The seven-point percentage drop between the two on-line classes is very telling. Maybe the thought of on-line courses should be geared more toward an older group of students, as they might have the self-discipline to make time for the assignments.
I sent out a survey to both on-line classes. I was able to read the results a class period before the semester ended. Now, I'm really just getting started plotting out the responses, but I got a general feeling that many of the college-aged kids took the course so they wouldn't have to attend class. The continuing education group sited reasons like wanting to learn the subject matter or wanting to help themselves in their work.
The college-aged students reported that they did the homework and read the lessons either later at night or "when they had time." Many of them claimed that was the beauty of the class. The continuing education students showed a much more structured time frame.

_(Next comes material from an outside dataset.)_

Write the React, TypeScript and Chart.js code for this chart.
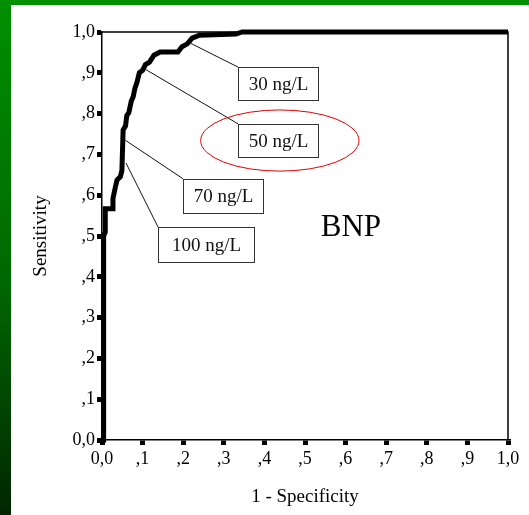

The continuing education students sought each other out and formed a network. They ran assignments past the group and tried to solve problems within their class. I asked the college-aged kids if they had formed any bonds. Most said they had with one or two others in the class, but nothing like the network the continuing education students set up.

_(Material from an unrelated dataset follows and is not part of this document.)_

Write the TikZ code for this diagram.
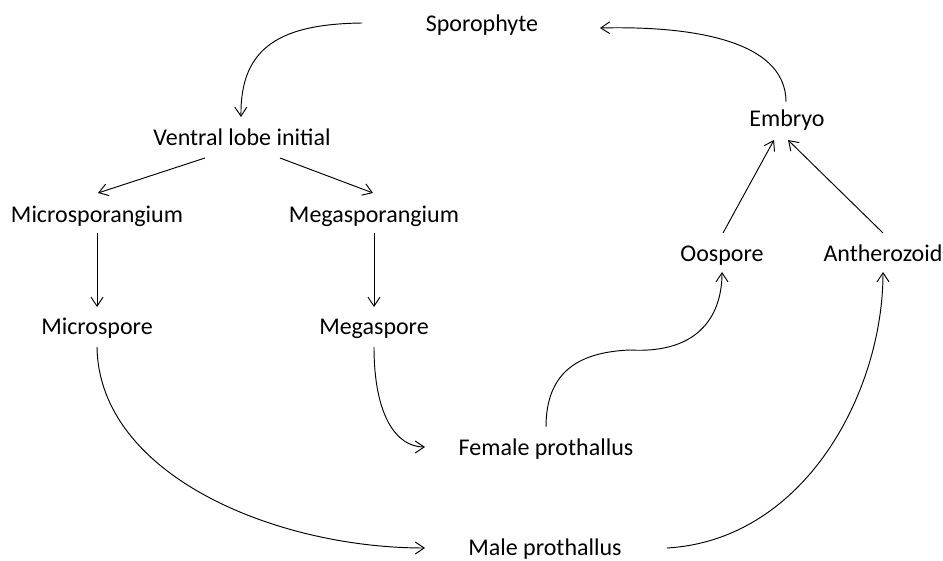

Both groups of students had people reporting that their stress level was higher taking an on-line class. Both groups had students saying their stress level was lower. It looks like stress might change person to person rather than being something you can predict due to age.
I asked if any of the students had cheated by having other students do the work for them, or looking at source codes for homework answers. The answer came back a resounding "No!" I believe them. They all did very well on their final Web pages and deserved the high grades they pulled.

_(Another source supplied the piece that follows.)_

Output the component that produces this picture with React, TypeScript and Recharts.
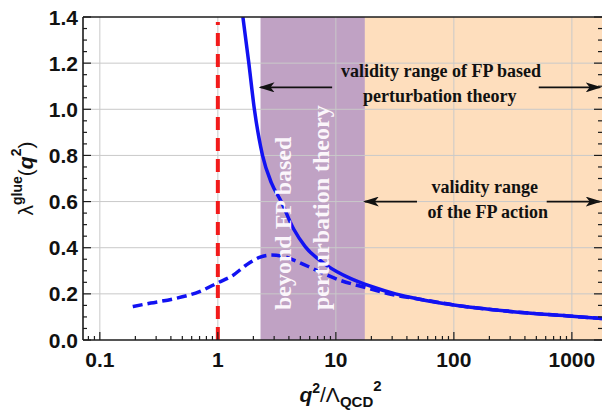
import {
  Label,
  Line,
  LineChart,
  ReferenceArea,
  ReferenceDot,
  ReferenceLine,
  XAxis,
  YAxis,
} from "recharts";

// q^2 / Lambda_QCD^2 on a log axis, lambda^glue on the linear one
const solidQ2 = [1.63, 1.82, 2.04, 2.39, 2.85, 3.44, 4.4, 5.5, 8.2, 13.4, 20, 32, 50, 100, 300, 1000, 1800];
const solidLambda = [1.4, 1.21, 1.0, 0.8, 0.68, 0.6, 0.48, 0.405, 0.327, 0.266, 0.232, 0.2, 0.178, 0.152, 0.124, 0.103, 0.093];

const dashedQ2 = [0.19, 0.27, 0.41, 0.7, 1.0, 1.34, 1.74, 2.25, 2.82, 3.6, 4.6, 6.8, 10.7, 17.9, 30, 50, 100, 300, 1000, 1800];
const dashedLambda = [0.145, 0.16, 0.177, 0.21, 0.248, 0.28, 0.325, 0.358, 0.368, 0.362, 0.342, 0.303, 0.26, 0.227, 0.197, 0.178, 0.152, 0.124, 0.103, 0.093];

const xDomain = [0.072, 1800];
const xMajorTicks = [0.1, 1, 10, 100, 1000];
const xTickLabels = ["0.1", "1", "10", "100", "1000"];
const yTickLabels = ["0.0", "0.2", "0.4", "0.6", "0.8", "1.0", "1.2", "1.4"];

// shaded ranges
const perturbBand = [2.3, 17.6];
const actionBand = [17.6, 1800];
const cutoffQ2 = 1;

// annotation arrows: tail -> head
const arrowTailQ2 = [9.3, 524, 48.7, 612];
const arrowHeadQ2 = [2.3, 1720, 17.6, 1720];
const arrowLambda = [1.095, 1.095, 0.6, 0.6];

const noteLines = ["validity range of FP based", "perturbation theory", "validity range", "of the FP action"];
const noteQ2 = [78, 76, 183, 194];
const noteLambda = [1.14, 1.032, 0.637, 0.529];

const bandNotes = ["beyond FP based", "perturbation theory"];
const bandNoteQ2 = [3.54, 7.48];
const bandNoteLambda = [0.13, 0.13];

const solidData = solidQ2.map((q2, i) => ({ q2, lam: solidLambda[i] }));
const dashedData = dashedQ2.map((q2, i) => ({ q2, lam: dashedLambda[i] }));

const xMinorTicks: number[] = [];
for (let e = -2; e <= 3; e++) {
  for (let m = 1; m <= 9; m++) {
    const v = Number((m * Math.pow(10, e)).toPrecision(3));
    if (v >= xDomain[0] && v <= xDomain[1]) xMinorTicks.push(v);
  }
}
const yTicks = Array.from({ length: 29 }, (_, i) => Math.round(i * 5) / 100);
const isYMajor = (v: number) => Math.round(v * 100) % 20 === 0;

const AXIS = "#1c1c1c";
const GRID = "#c9c9c9";
const SANS = "'Liberation Sans', Arial, sans-serif";
const SERIF = "'Liberation Serif', 'Times New Roman', serif";

function BottomTick(props: any) {
  const { x, y, payload } = props;
  const idx = xMajorTicks.indexOf(payload.value);
  const major = idx >= 0;
  return (
    <g>
      <line x1={x} x2={x} y1={y} y2={y - (major ? 8 : 4)} stroke={AXIS} strokeWidth={1.2} />
      {major && (
        <text x={x} y={y + 27} textAnchor="middle" fontFamily={SANS} fontWeight="bold" fontSize={21} fill="#111">
          {xTickLabels[idx]}
        </text>
      )}
    </g>
  );
}

function TopTick(props: any) {
  const { x, y, payload } = props;
  const major = xMajorTicks.includes(payload.value);
  return <line x1={x} x2={x} y1={y} y2={y + (major ? 8 : 4)} stroke={AXIS} strokeWidth={1.2} />;
}

function LeftTick(props: any) {
  const { x, y, payload } = props;
  const major = isYMajor(payload.value);
  return (
    <g>
      <line x1={x} x2={x + (major ? 8 : 4)} y1={y} y2={y} stroke={AXIS} strokeWidth={1.2} />
      {major && (
        <text x={x - 5} y={y} dy="0.36em" textAnchor="end" fontFamily={SANS} fontWeight="bold" fontSize={21} fill="#111">
          {yTickLabels[Math.round(payload.value * 5)]}
        </text>
      )}
    </g>
  );
}

function RightTick(props: any) {
  const { x, y, payload } = props;
  const major = isYMajor(payload.value);
  return <line x1={x} x2={x - (major ? 8 : 4)} y1={y} y2={y} stroke={AXIS} strokeWidth={1.2} />;
}

function YTitle(props: any) {
  const vb = props.viewBox;
  const cx = vb.x + vb.width - 58;
  const cy = vb.y + vb.height / 2;
  return (
    <text
      transform={`translate(${cx},${cy}) rotate(-90)`}
      textAnchor="middle"
      dominantBaseline="central"
      fontFamily={SANS}
      fontSize={21}
      fill="#111"
    >
      <tspan>λ</tspan>
      <tspan fontSize={14} fontWeight="bold" dy={-8}>glue</tspan>
      <tspan dy={8}>(</tspan>
      <tspan fontWeight="bold" fontStyle="italic">q</tspan>
      <tspan fontSize={14} fontWeight="bold" dy={-9}>2</tspan>
      <tspan dy={9}>)</tspan>
    </text>
  );
}

function XTitle(props: any) {
  const vb = props.viewBox;
  return (
    <text x={vb.x + vb.width / 2 - 2} y={vb.y + 62} textAnchor="middle" fontFamily={SANS} fontSize={21} fill="#111">
      <tspan fontWeight="bold" fontStyle="italic">q</tspan>
      <tspan fontSize={14} fontWeight="bold" dy={-9}>2</tspan>
      <tspan dy={9}>/Λ</tspan>
      <tspan fontSize={15} fontWeight="bold" dy={5}>QCD</tspan>
      <tspan fontSize={15} fontWeight="bold" dy={-16}>2</tspan>
    </text>
  );
}

function noteLabel(text: string) {
  return (props: any) => {
    const vb = props.viewBox;
    return (
      <text x={vb.x} y={vb.y} textAnchor="middle" fontFamily={SERIF} fontWeight="bold" fontSize={18} fill="#111">
        {text}
      </text>
    );
  };
}

function bandLabel(text: string) {
  return (props: any) => {
    const vb = props.viewBox;
    return (
      <text
        transform={`translate(${vb.x},${vb.y}) rotate(-90)`}
        textAnchor="start"
        dominantBaseline="central"
        fontFamily={SERIF}
        fontWeight="bold"
        fontSize={24}
        fill="#fbf6fb"
      >
        {text}
      </text>
    );
  };
}

export default function App() {
  return (
    <div style={{ position: "absolute", left: 0, top: 0, width: 603, height: 416, background: "#fff" }}>
      <LineChart width={603} height={416} margin={{ top: 16, right: 0, bottom: 75, left: 82 }}>
        <defs>
          <marker
            id="arrowHead"
            viewBox="0 0 16 10"
            refX={14}
            refY={5}
            markerWidth={16}
            markerHeight={10}
            markerUnits="userSpaceOnUse"
            orient="auto"
          >
            <path d="M0,0 L16,5 L0,10 L4,5 Z" fill="#111" />
          </marker>
        </defs>
        <XAxis
          xAxisId={0}
          dataKey="q2"
          type="number"
          scale="log"
          domain={xDomain}
          allowDataOverflow
          ticks={xMinorTicks}
          interval={0}
          tick={<BottomTick />}
          tickLine={false}
          tickSize={0}
          tickMargin={0}
          height={1}
          axisLine={{ stroke: AXIS, strokeWidth: 1.6 }}
        >
          <Label content={<XTitle />} />
        </XAxis>
        <XAxis
          xAxisId="top"
          orientation="top"
          type="number"
          scale="log"
          domain={xDomain}
          allowDataOverflow
          ticks={xMinorTicks}
          interval={0}
          tick={<TopTick />}
          tickLine={false}
          tickSize={0}
          tickMargin={0}
          height={1}
          axisLine={{ stroke: AXIS, strokeWidth: 1.6 }}
        />
        <YAxis
          yAxisId={0}
          type="number"
          domain={[0, 1.4]}
          allowDataOverflow
          ticks={yTicks}
          interval={0}
          tick={<LeftTick />}
          tickLine={false}
          tickSize={0}
          tickMargin={0}
          width={1}
          axisLine={{ stroke: AXIS, strokeWidth: 1.6 }}
        >
          <Label content={<YTitle />} />
        </YAxis>
        <YAxis
          yAxisId="right"
          orientation="right"
          type="number"
          domain={[0, 1.4]}
          allowDataOverflow
          ticks={yTicks}
          interval={0}
          tick={<RightTick />}
          tickLine={false}
          tickSize={0}
          tickMargin={0}
          width={1}
          axisLine={false}
        />

        {xMajorTicks.map((v) => (
          <ReferenceLine key={"gx" + v} x={v} stroke={GRID} strokeWidth={1} />
        ))}
        {yTicks.filter((v) => isYMajor(v) && v > 0 && v < 1.4).map((v) => (
          <ReferenceLine key={"gy" + v} y={v} stroke={GRID} strokeWidth={1} />
        ))}

        <ReferenceLine
          segment={[{ x: cutoffQ2, y: 0 }, { x: cutoffQ2, y: 1.378 }]}
          stroke="#f21b1b"
          strokeWidth={4}
          strokeDasharray="13 8"
        />

        <Line
          data={solidData}
          dataKey="lam"
          type="monotone"
          stroke="#1212f2"
          strokeWidth={3.5}
          dot={false}
          isAnimationActive={false}
        />
        <Line
          data={dashedData}
          dataKey="lam"
          type="monotone"
          stroke="#1212f2"
          strokeWidth={3.5}
          strokeDasharray="10 5"
          dot={false}
          isAnimationActive={false}
        />

        {arrowTailQ2.map((tail, i) => (
          <Line
            key={"arrow" + i}
            data={[
              { q2: tail, lam: arrowLambda[i] },
              { q2: arrowHeadQ2[i], lam: arrowLambda[i] },
            ]}
            dataKey="lam"
            stroke="#111"
            strokeWidth={1.7}
            dot={false}
            markerEnd="url(#arrowHead)"
            isAnimationActive={false}
          />
        ))}

        {noteLines.map((t, i) => (
          <ReferenceDot
            key={"note" + i}
            x={noteQ2[i]}
            y={noteLambda[i]}
            r={0}
            fill="none"
            stroke="none"
            label={<Label content={noteLabel(t)} />}
          />
        ))}

        <ReferenceArea
          x1={perturbBand[0]}
          x2={perturbBand[1]}
          y1={0}
          y2={1.4}
          fill="rgb(115,48,124)"
          fillOpacity={0.45}
          stroke="none"
        />
        <ReferenceArea
          x1={actionBand[0]}
          x2={actionBand[1]}
          y1={0}
          y2={1.4}
          fill="rgb(251,145,38)"
          fillOpacity={0.3}
          stroke="none"
        />

        {bandNotes.map((t, i) => (
          <ReferenceDot
            key={"band" + i}
            x={bandNoteQ2[i]}
            y={bandNoteLambda[i]}
            r={0}
            fill="none"
            stroke="none"
            label={<Label content={bandLabel(t)} />}
          />
        ))}
      </LineChart>
    </div>
  );
}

The most interesting thing about the survey was the way the students suggested I better the class. I set the class up, on purpose, so that the only way the student could get to me was through e-mail or by phone. I wanted the student to have the feeling that they were on their own. I knew some of the on-line college kids. I told them they weren't even allowed into my office. They took that very seriously. I think they enjoyed the contest of it as much as I did.
Well, now that the class is over I've started looking at the survey questionnaires where I ask how I could have made the class better. The answers differ, but most basically pointed in the same direction.
"A chat room would have been useful."
"Set up a time when we could be sure you would read and answer our e-mail."
"Set up a newsgroup so we could ask questions and you could answer them."
These answers came from both groups. I think it's pretty straightforward. They want a voice of authority and someone who has all the answers. They want to be able to raise their hands and have a problem solved. They want to be taught.
They want a teacher.
So, is Web-based teaching a winner? Well, I'm only dealing with preliminary results, but I think to the right kind of student, yes. The people obviously learned. They got good grades and most reported to me that they enjoyed the class. Even so, I got the feeling that a teacher would have been a whole lot better than a box that displayed the text.
Maybe more interactivity. Maybe more images. Maybe less information in a longer period of time. Maybe a chat room. Maybe streaming video. Maybe, maybe, maybe.
Maybe the classroom ain't broke so I shouldn't be trying to fix it.
And that's that. Again, thank you so much for reading this every week. I really appreciate it.
Joe Burns, Ph.D.
And Remember: Ever heard of Admiral Josephus "Joe" Daniels? He barred the serving of alcohol on Navy ships. The crew had to drink something and coffee was pretty cheap, thus the phrase "Cup of Joe."